YASED AKADEMİ İLE GENÇLERE DESTEK
İnsan sermayesinin geliştirilmesinin YASED için her zaman en önemli önceliklerin başında geldiğini vurgulayan Engin Aksoy, Türkiye’nin dünyanın önde gelen ekonomileri arasında yer almasında rol oynayacak en önemli kaynağın insan gücü olduğunu dile getirdi. Engin Aksoy, “Bu gerçekten hareketle 2021 yılından bu yana, genç yeteneklerin gelişimine katkı sağlamak amacıyla üniversitelerimizin 2, 3 ve 4. Sınıf öğrencilerine yönelik olarak “’YASED Akademi’ programını başarıyla yürütüyoruz. Türkiye’deki tüm üniversiteleri kapsayan ve en uzak coğrafyadaki genç arkadaşlarımıza da erişim şansı vermek için çevrimiçi olarak gerçekleştirdiğimiz programımızın bu yılki ayağını da başlattık” dedi. Engin Aksoy, “Gençlerimizi, şirketlerinin küresel ve yerel stratejilerine yön veren CEO’larımız ve üst düzey yöneticileri ile de bir araya getirmek üzere birçok fiziki ve çevrimiçi program da uygulayacağız.
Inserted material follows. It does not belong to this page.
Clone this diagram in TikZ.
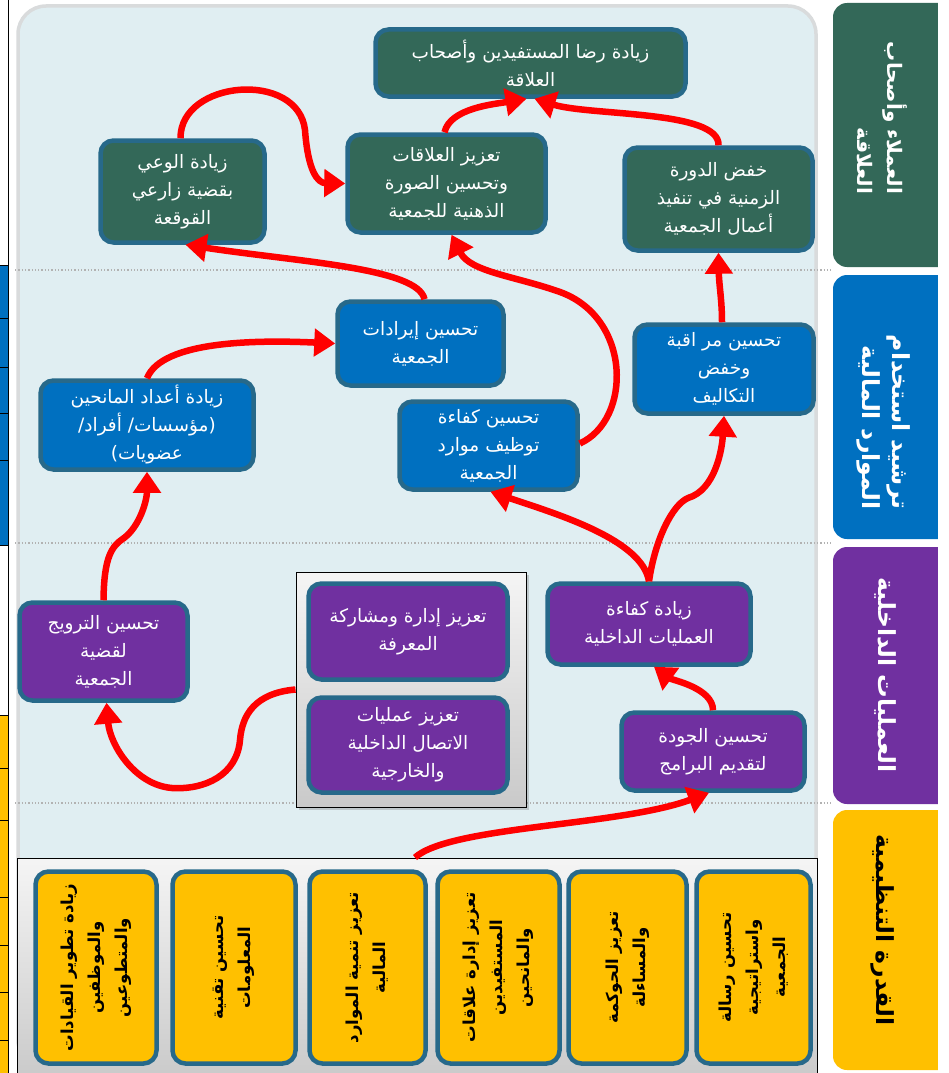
\documentclass[tikz,border=0pt]{standalone}
\usepackage{fontspec}
\usetikzlibrary{arrows.meta,shadows}
\TeXXeTstate=1
\newfontfamily\ar[Script=Arabic]{DejaVu Sans}
\newcommand\AR[1]{\beginR #1\endR}

\definecolor{grn}{RGB}{51,104,88}
\definecolor{blu}{RGB}{0,112,192}
\definecolor{prp}{RGB}{112,48,160}
\definecolor{ylw}{RGB}{255,192,0}
\definecolor{edgec}{RGB}{39,105,138}
\definecolor{panel}{RGB}{224,238,242}
\definecolor{panelb}{RGB}{217,219,220}
\definecolor{flowred}{RGB}{255,0,0}

\begin{document}
\begin{tikzpicture}[x=1pt,y=-1pt,
  tbox/.style={draw=edgec, line width=4.5pt, rounded corners=13pt, text=white,
    align=center, inner sep=2pt, font=\ar\fontsize{18.5}{28}\selectfont},
  gbox/.style={tbox, fill=grn},
  bbox/.style={tbox, fill=blu},
  pbox/.style={tbox, fill=prp},
  ybox/.style={tbox, fill=ylw, text=black, rotate=90,
    font=\ar\bfseries\fontsize{16.5}{27}\selectfont},
  holder/.style={draw=black, line width=1pt, top color=gray!8, bottom color=gray!42, inner sep=0pt},
  flow/.style={draw=flowred, line width=6.5pt, -{Triangle[length=21pt,width=27pt]}},
  bandtxt/.style={text=white, align=right, rotate=-90,
    font=\ar\bfseries\fontsize{23.5}{30}\selectfont},
  sep/.style={draw=gray!60, dotted, line width=1.3pt}]

\useasboundingbox (0,0) rectangle (948,1073);
\fill[white] (0,0) rectangle (948,1073);

% cut-off table on the far left
\draw[black, line width=1pt] (8,0) -- (8,265);
\fill[blu] (0,265) rectangle (8,545);
\fill[ylw] (0,715) rectangle (8,1073);
\draw[black, line width=1pt] (8,265) -- (8,1073);
\foreach \yy in {265,318,367,413,460,545,715,768,820,897,945,992,1040}
  \draw[black, line width=1pt] (0,\yy) -- (8,\yy);

% main panel
\draw[fill=panel, draw=panelb, line width=3.5pt, rounded corners=28pt] (18,6) rectangle (816,1068);

% perspective separators
\draw[sep] (15,270) -- (832,270);
\draw[sep] (15,543) -- (832,543);
\draw[sep] (15,803) -- (832,803);

% perspective bands on the right
\fill[grn, rounded corners=14pt] (833,3) rectangle (960,267);
\fill[blu, rounded corners=14pt] (833,275) rectangle (960,539);
\fill[prp, rounded corners=14pt] (833,547) rectangle (960,804);
\fill[ylw, rounded corners=14pt] (833,810) rectangle (960,1070);
\fill[white] (938,0) rectangle (960,1073);

\node[bandtxt, font=\ar\bfseries\fontsize{20}{30}\selectfont] (t1) at (882,118) {\AR{العملاء وأصحاب}\\\AR{العلاقة}};
\node[bandtxt] (t2) at (884,422) {\AR{ترشيد استخدام}\\\AR{الموارد المالية}};
\node[bandtxt] (t3) at (885,675) {\AR{العمليات الداخلية}};
\node[bandtxt, text=black] (t4) at (883,930) {\AR{القدرة التنظيمية}};

% customers and stakeholders
\node[gbox, minimum width=310pt, minimum height=67pt] (g1) at (530.5,63) {\AR{زيادة رضا المستفيدين وأصحاب}\\\AR{العلاقة}};
\node[gbox, minimum width=164pt, minimum height=102pt] (g2) at (182.5,191.5) {\AR{زيادة الوعي}\\\AR{بقضية زارعي}\\\AR{القوقعة}};
\node[gbox, minimum width=198pt, minimum height=98pt] (g3) at (446.5,183.5) {\AR{تعزيز العلاقات}\\\AR{وتحسين الصورة}\\\AR{الذهنية للجمعية}};
\node[gbox, minimum width=188pt, minimum height=103pt] (g4) at (718.5,199) {\AR{خفض الدورة}\\\AR{الزمنية في تنفيذ}\\\AR{أعمال الجمعية}};

% financial resources
\node[bbox, minimum width=166pt, minimum height=84pt] (b1) at (420.5,343.5) {\AR{تحسين إيرادات}\\\AR{الجمعية}};
\node[bbox, minimum width=213pt, minimum height=89pt] (b2) at (147,425) {\AR{زيادة أعداد المانحين}\\\AR{(مؤسسات/ أفراد/}\\\AR{عضويات)}};
\node[bbox, minimum width=178pt, minimum height=88pt] (b3) at (488.5,445.5) {\AR{تحسين كفاءة}\\\AR{توظيف موارد}\\\AR{الجمعية}};
\node[bbox, minimum width=179pt, minimum height=89pt] (b4) at (724,369) {\AR{تحسين مر اقبة}\\\AR{وخفض}\\\AR{التكاليف}};

% internal processes
\node[holder, drop shadow={opacity=0.35, shadow xshift=3pt, shadow yshift=-3pt},
  minimum width=230pt, minimum height=235pt] (grp) at (411,689.5) {};
\node[pbox, minimum width=199pt, minimum height=96pt] (k1) at (408,631.5) {\AR{تعزيز إدارة ومشاركة}\\\AR{المعرفة}};
\node[pbox, minimum width=199pt, minimum height=95pt] (k2) at (408,745) {\AR{تعزيز عمليات}\\\AR{الاتصال الداخلية}\\\AR{والخارجية}};
\node[pbox, minimum width=168pt, minimum height=98pt] (pr) at (103.5,651.5) {\AR{تحسين الترويج}\\\AR{لقضية}\\\AR{الجمعية}};
\node[pbox, minimum width=203pt, minimum height=81pt] (p1) at (649,624) {\AR{زيادة كفاءة}\\\AR{العمليات الداخلية}};
\node[pbox, minimum width=183pt, minimum height=78pt] (p2) at (713,751.5) {\AR{تحسين الجودة}\\\AR{لتقديم البرامج}};

% organisational capacity
\node[holder, minimum width=800pt, minimum height=222pt] (base) at (417,969) {};
\node[ybox, minimum width=192pt, minimum height=121pt] (y1) at (96,967.5) {\AR{زيادة تطوير القيادات}\\\AR{والموظفين}\\\AR{والمتطوعين}};
\node[ybox, minimum width=192pt, minimum height=123pt] (y2) at (234,967.5) {\AR{تحسين تقنية}\\\AR{المعلومات}};
\node[ybox, minimum width=192pt, minimum height=116pt] (y3) at (367.5,967.5) {\AR{تعزيز تنمية الموارد}\\\AR{المالية}};
\node[ybox, minimum width=192pt, minimum height=122pt] (y4) at (498.5,967.5) {\AR{تعزيز إدارة علاقات}\\\AR{المستفيدين}\\\AR{والمانحين}};
\node[ybox, minimum width=192pt, minimum height=118pt] (y5) at (627.5,967.5) {\AR{تعزيز الحوكمة}\\\AR{والمساءلة}};
\node[ybox, minimum width=192pt, minimum height=114pt] (y6) at (753.5,967.5) {\AR{تحسين رسالة}\\\AR{واستراتيجية}\\\AR{الجمعية}};

% cause-and-effect links
\draw[flow] ([xshift=-2pt]g2.north) .. controls (180,80) and (298,70) .. (305,130)
  .. controls (308,172) and (318,183) .. (g3.west);
\draw[flow] ([xshift=-2pt]g3.north) .. controls (450,108) and (495,104) .. ([xshift=-4pt]g1.south);
\draw[flow] (g4.north) .. controls (720,110) and (590,116) .. ([xshift=4pt]g1.south);
\draw[flow] ([xshift=-2pt]b4.north) .. controls (722,300) and (719,285) .. (g4.south);
\draw[flow] ([xshift=4pt]b1.north) .. controls (418,268) and (300,262) .. ([xshift=3pt]g2.south);
\draw[flow] ([yshift=2pt]b3.east) .. controls (632,420) and (632,318) .. (560,292)
  .. controls (515,276) and (470,272) .. ([xshift=5pt]g3.south);
\draw[flow] (b2.north) .. controls (162,340) and (260,340) .. (b1.west);
\draw[flow] (pr.north) .. controls (104,556) and (112,546) .. (124,538)
  .. controls (140,526) and (147,500) .. (b2.south);
\draw[flow] (grp.west) .. controls (255,693) and (242,715) .. (240,740)
  .. controls (237,775) and (205,790) .. (172,788)
  .. controls (135,785) and (110,745) .. ([xshift=3pt]pr.south);
\draw[flow] ([xshift=-2pt]base.north) .. controls (450,826) and (620,826) .. ([xshift=-4pt]p2.south);
\draw[flow] (p2.north) .. controls (713,688) and (672,680) .. ([xshift=5pt]p1.south);
\draw[flow] (p1.north) .. controls (642,540) and (560,515) .. ([xshift=2pt]b3.south);
\draw[flow] (p1.north) .. controls (655,540) and (672,505) .. (688,498)
  .. controls (715,490) and (722,450) .. (b4.south);
\end{tikzpicture}
\end{document}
Halihazırda 40’tan fazla üst düzey temsilcimiz ve 1000’e yakın öğrencimiz YASED akademi programımıza dahil olmuş durumda” diye konuştu.
Engin Aksoy, gençlerin mesleki eğitimin işgücü piyasasının ihtiyaçlarıyla uyumlu bir şekilde güçlendirilmesi konusunda da YOİKK kapsamında, Cumhurbaşkanlığı İnsan Kaynakları Ofisi başkanlığında kurulan Mesleki Eğitim ve İstihdam (MEİS) Çalışma Grubu’nun faaliyetlerine katkı sağladıklarını sözlerine ekledi.